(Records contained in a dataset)

_ _ _

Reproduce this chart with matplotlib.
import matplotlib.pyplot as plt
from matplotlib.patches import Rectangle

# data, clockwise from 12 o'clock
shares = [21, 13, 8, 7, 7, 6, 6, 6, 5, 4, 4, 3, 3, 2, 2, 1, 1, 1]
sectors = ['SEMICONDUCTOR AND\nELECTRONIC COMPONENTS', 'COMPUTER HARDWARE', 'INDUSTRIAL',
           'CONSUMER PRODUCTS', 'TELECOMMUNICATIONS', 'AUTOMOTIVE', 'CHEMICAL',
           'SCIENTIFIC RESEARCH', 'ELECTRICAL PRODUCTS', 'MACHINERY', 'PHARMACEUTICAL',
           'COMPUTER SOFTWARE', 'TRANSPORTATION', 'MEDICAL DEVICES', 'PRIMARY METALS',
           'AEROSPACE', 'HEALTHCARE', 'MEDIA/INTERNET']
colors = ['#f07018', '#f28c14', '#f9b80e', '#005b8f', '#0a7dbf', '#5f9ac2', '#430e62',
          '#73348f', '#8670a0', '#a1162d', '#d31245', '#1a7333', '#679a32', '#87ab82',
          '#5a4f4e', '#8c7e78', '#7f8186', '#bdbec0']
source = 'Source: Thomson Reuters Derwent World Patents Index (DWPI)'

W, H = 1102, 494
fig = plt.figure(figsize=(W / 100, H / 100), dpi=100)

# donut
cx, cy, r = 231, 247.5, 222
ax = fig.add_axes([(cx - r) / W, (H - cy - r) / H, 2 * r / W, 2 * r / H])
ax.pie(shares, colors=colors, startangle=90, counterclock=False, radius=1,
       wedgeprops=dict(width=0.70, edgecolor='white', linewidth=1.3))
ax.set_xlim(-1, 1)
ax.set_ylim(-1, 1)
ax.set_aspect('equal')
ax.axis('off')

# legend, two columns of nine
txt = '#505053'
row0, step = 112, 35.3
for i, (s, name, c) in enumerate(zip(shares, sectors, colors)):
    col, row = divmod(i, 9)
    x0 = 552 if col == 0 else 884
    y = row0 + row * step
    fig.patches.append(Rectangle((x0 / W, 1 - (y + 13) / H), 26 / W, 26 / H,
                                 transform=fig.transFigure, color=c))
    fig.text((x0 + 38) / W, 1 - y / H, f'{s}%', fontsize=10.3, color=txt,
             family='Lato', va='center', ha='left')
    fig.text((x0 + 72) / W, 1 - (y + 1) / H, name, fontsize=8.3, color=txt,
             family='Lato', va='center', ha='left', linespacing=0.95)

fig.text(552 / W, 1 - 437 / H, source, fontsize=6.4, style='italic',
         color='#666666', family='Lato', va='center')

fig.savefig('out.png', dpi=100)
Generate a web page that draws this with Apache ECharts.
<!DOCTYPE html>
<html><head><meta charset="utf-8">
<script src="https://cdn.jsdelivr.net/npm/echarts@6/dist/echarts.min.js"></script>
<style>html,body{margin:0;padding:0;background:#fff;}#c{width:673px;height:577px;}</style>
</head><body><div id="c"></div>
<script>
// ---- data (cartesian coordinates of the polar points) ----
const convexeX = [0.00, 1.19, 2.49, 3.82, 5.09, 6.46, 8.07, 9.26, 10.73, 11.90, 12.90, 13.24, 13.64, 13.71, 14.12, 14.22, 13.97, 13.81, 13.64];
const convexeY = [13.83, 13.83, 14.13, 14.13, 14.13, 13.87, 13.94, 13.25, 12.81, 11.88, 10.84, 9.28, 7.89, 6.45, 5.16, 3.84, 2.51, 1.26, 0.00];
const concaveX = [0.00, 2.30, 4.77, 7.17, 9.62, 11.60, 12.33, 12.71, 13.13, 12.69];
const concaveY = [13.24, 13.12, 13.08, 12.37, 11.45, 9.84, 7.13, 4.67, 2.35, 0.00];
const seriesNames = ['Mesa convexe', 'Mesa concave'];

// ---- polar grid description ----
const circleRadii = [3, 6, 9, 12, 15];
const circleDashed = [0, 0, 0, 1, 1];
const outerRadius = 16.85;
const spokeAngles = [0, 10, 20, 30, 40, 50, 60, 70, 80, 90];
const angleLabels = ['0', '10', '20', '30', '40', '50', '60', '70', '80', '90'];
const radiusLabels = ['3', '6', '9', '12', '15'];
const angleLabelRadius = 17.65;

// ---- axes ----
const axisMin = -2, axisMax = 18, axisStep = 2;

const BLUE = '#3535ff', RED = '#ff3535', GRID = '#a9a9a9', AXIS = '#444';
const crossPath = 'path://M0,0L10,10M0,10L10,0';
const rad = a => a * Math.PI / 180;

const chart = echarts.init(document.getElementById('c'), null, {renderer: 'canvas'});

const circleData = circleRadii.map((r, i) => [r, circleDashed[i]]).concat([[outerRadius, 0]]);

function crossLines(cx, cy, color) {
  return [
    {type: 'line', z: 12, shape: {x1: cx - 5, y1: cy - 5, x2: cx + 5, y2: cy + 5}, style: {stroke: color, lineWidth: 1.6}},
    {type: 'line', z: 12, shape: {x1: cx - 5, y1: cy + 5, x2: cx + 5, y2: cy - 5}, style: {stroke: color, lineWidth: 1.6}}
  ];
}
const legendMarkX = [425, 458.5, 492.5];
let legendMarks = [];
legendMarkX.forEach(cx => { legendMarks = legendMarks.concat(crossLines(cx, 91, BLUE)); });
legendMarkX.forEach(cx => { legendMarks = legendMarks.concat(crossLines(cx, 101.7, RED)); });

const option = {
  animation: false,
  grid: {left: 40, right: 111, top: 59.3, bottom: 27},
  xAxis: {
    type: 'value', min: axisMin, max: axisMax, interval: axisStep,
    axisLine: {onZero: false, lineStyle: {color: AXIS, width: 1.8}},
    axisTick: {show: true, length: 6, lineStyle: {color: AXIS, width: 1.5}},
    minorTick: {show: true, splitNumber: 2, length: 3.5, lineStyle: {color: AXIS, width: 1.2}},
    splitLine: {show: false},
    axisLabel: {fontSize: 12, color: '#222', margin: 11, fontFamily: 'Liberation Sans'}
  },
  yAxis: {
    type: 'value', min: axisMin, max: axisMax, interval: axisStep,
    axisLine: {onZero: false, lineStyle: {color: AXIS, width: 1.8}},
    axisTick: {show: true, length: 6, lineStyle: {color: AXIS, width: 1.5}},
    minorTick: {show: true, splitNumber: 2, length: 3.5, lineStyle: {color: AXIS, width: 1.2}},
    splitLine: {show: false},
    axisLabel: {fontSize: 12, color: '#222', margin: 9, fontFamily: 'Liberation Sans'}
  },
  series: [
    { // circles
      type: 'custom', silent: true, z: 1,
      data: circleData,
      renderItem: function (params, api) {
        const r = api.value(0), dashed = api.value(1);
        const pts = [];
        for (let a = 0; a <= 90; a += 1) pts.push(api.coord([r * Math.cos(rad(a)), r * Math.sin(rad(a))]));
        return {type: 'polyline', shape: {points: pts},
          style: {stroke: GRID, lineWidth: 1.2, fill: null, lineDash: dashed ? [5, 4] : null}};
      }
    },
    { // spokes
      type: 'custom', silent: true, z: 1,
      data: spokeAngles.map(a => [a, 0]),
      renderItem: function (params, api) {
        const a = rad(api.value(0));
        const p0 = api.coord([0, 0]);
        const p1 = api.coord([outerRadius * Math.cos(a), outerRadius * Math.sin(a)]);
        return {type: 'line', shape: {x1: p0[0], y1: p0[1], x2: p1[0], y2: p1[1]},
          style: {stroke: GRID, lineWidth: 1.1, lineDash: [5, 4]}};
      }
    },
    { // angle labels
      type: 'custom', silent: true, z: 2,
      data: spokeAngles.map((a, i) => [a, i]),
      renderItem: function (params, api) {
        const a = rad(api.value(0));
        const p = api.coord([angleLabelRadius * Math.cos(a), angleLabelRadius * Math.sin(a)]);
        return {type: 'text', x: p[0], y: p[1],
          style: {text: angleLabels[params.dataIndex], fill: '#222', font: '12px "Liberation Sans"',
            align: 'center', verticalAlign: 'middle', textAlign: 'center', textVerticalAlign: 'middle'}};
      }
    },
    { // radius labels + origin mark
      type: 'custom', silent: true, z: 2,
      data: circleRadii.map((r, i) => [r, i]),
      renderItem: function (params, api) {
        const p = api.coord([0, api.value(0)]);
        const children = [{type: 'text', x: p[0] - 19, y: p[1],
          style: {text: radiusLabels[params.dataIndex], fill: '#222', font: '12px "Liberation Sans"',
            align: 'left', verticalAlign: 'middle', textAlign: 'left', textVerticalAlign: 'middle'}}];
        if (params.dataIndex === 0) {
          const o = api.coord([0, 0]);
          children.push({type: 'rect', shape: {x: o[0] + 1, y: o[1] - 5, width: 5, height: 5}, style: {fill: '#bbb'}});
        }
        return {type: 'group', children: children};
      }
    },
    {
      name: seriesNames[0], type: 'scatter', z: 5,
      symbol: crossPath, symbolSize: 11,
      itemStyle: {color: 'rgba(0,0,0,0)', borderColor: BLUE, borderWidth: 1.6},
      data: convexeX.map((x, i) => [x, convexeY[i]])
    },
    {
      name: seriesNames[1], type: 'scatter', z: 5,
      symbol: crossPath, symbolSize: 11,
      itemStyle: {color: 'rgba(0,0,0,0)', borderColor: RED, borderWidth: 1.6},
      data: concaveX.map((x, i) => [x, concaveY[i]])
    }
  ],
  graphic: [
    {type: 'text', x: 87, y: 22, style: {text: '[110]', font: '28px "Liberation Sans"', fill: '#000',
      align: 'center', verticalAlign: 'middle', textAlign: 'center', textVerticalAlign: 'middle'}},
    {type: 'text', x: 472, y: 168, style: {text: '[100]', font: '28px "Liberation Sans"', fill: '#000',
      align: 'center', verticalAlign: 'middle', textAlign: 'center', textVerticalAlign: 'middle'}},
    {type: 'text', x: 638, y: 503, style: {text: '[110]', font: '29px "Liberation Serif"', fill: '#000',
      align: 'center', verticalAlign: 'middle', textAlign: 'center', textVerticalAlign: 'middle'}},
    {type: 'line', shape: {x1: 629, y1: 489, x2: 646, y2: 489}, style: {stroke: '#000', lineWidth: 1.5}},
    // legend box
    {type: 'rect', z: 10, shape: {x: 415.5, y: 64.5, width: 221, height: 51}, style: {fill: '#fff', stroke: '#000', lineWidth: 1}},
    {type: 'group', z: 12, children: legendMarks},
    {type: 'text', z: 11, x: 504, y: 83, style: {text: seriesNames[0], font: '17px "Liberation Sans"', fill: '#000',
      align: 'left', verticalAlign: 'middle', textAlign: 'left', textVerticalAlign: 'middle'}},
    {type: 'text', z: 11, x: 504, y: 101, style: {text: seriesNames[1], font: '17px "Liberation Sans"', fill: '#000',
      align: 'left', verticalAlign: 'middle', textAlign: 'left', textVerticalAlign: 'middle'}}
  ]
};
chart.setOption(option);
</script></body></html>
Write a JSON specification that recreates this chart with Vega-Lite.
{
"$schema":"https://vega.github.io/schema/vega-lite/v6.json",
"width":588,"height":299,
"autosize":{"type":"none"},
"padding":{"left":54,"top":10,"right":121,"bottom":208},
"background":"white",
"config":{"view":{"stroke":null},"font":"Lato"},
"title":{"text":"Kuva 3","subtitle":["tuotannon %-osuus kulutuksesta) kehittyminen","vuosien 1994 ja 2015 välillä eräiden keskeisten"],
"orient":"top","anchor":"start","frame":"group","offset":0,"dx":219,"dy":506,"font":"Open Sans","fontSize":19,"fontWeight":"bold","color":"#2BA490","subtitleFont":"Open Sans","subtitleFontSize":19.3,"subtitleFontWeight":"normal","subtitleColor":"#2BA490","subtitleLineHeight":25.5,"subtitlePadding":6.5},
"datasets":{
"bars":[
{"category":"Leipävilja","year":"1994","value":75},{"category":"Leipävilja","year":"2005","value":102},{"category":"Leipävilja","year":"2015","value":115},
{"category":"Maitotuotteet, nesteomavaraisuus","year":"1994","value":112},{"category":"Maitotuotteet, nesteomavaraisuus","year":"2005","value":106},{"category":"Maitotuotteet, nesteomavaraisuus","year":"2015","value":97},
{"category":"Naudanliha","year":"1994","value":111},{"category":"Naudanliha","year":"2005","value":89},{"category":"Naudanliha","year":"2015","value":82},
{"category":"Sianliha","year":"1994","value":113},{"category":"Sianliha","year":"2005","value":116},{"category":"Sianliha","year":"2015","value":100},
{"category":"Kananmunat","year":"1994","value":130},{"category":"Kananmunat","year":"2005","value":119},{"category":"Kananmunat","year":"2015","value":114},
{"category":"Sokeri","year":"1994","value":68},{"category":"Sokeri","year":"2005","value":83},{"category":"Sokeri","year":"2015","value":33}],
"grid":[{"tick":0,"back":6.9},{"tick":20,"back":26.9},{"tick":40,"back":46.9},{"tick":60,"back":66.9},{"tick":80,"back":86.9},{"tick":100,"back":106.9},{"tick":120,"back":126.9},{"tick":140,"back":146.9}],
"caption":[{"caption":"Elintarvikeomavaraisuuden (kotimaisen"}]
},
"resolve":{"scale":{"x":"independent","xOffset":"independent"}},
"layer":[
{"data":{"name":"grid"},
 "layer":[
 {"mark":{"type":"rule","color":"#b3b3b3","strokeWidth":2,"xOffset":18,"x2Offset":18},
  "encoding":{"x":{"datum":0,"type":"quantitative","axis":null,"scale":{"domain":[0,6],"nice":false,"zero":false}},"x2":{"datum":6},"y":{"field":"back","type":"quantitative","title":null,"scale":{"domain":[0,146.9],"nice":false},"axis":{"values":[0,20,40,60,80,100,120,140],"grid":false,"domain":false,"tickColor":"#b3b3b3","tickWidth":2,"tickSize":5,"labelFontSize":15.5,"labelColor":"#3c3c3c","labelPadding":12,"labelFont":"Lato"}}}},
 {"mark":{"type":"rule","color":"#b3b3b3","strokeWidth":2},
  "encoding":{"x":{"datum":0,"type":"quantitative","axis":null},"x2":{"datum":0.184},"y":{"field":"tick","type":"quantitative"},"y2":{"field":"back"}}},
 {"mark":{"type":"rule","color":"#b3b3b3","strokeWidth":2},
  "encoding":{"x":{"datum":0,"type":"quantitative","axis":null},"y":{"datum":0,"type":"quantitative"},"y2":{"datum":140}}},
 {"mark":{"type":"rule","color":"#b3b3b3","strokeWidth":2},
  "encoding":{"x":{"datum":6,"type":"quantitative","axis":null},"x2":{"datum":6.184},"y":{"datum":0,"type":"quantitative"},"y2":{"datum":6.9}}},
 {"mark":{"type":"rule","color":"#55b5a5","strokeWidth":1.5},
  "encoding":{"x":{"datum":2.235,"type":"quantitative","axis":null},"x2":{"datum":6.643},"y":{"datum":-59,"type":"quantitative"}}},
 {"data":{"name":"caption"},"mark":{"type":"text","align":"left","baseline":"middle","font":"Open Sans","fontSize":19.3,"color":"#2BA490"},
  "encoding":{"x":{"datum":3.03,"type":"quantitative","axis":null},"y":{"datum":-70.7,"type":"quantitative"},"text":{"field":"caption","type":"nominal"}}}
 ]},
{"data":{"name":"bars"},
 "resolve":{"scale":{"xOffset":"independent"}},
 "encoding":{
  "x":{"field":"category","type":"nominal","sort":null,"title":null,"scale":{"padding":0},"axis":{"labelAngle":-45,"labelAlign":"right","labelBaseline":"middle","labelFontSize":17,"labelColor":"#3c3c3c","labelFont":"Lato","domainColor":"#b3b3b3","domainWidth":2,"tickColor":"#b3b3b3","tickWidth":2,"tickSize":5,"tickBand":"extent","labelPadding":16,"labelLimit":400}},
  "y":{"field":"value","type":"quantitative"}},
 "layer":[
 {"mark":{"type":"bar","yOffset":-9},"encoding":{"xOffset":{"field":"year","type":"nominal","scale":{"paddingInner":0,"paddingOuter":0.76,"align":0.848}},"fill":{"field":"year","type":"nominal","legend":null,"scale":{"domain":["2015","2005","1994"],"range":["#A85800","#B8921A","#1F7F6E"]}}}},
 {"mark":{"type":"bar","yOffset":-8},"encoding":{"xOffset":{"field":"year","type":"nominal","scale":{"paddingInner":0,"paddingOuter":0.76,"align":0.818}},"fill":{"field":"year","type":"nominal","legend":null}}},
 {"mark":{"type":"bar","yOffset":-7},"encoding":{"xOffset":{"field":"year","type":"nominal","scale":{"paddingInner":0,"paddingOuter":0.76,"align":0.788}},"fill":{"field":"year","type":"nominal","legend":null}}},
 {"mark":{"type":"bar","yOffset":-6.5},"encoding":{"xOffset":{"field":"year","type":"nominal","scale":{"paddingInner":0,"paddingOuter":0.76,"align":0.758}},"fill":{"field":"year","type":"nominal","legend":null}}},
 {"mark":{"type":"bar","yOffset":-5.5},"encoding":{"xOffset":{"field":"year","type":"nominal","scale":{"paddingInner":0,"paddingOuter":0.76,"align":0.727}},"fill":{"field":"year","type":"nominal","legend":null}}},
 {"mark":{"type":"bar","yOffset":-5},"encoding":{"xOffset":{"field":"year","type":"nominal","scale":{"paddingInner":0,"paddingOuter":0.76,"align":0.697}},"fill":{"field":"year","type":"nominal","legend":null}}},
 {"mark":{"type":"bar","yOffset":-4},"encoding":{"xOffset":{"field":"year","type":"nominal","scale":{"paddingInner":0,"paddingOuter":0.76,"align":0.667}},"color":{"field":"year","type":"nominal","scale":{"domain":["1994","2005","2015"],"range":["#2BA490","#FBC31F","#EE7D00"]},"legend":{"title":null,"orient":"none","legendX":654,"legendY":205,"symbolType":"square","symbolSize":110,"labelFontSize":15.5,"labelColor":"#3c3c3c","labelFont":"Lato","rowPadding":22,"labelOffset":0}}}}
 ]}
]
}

_ _ _

What you have to do: Return exactly what appears above, from the first line of the entries to the line with "from matplotlib.patches import Rectangle", inclusive.

Answer to the task:
Reproduce this chart with matplotlib.
import matplotlib.pyplot as plt
from matplotlib.patches import Rectangle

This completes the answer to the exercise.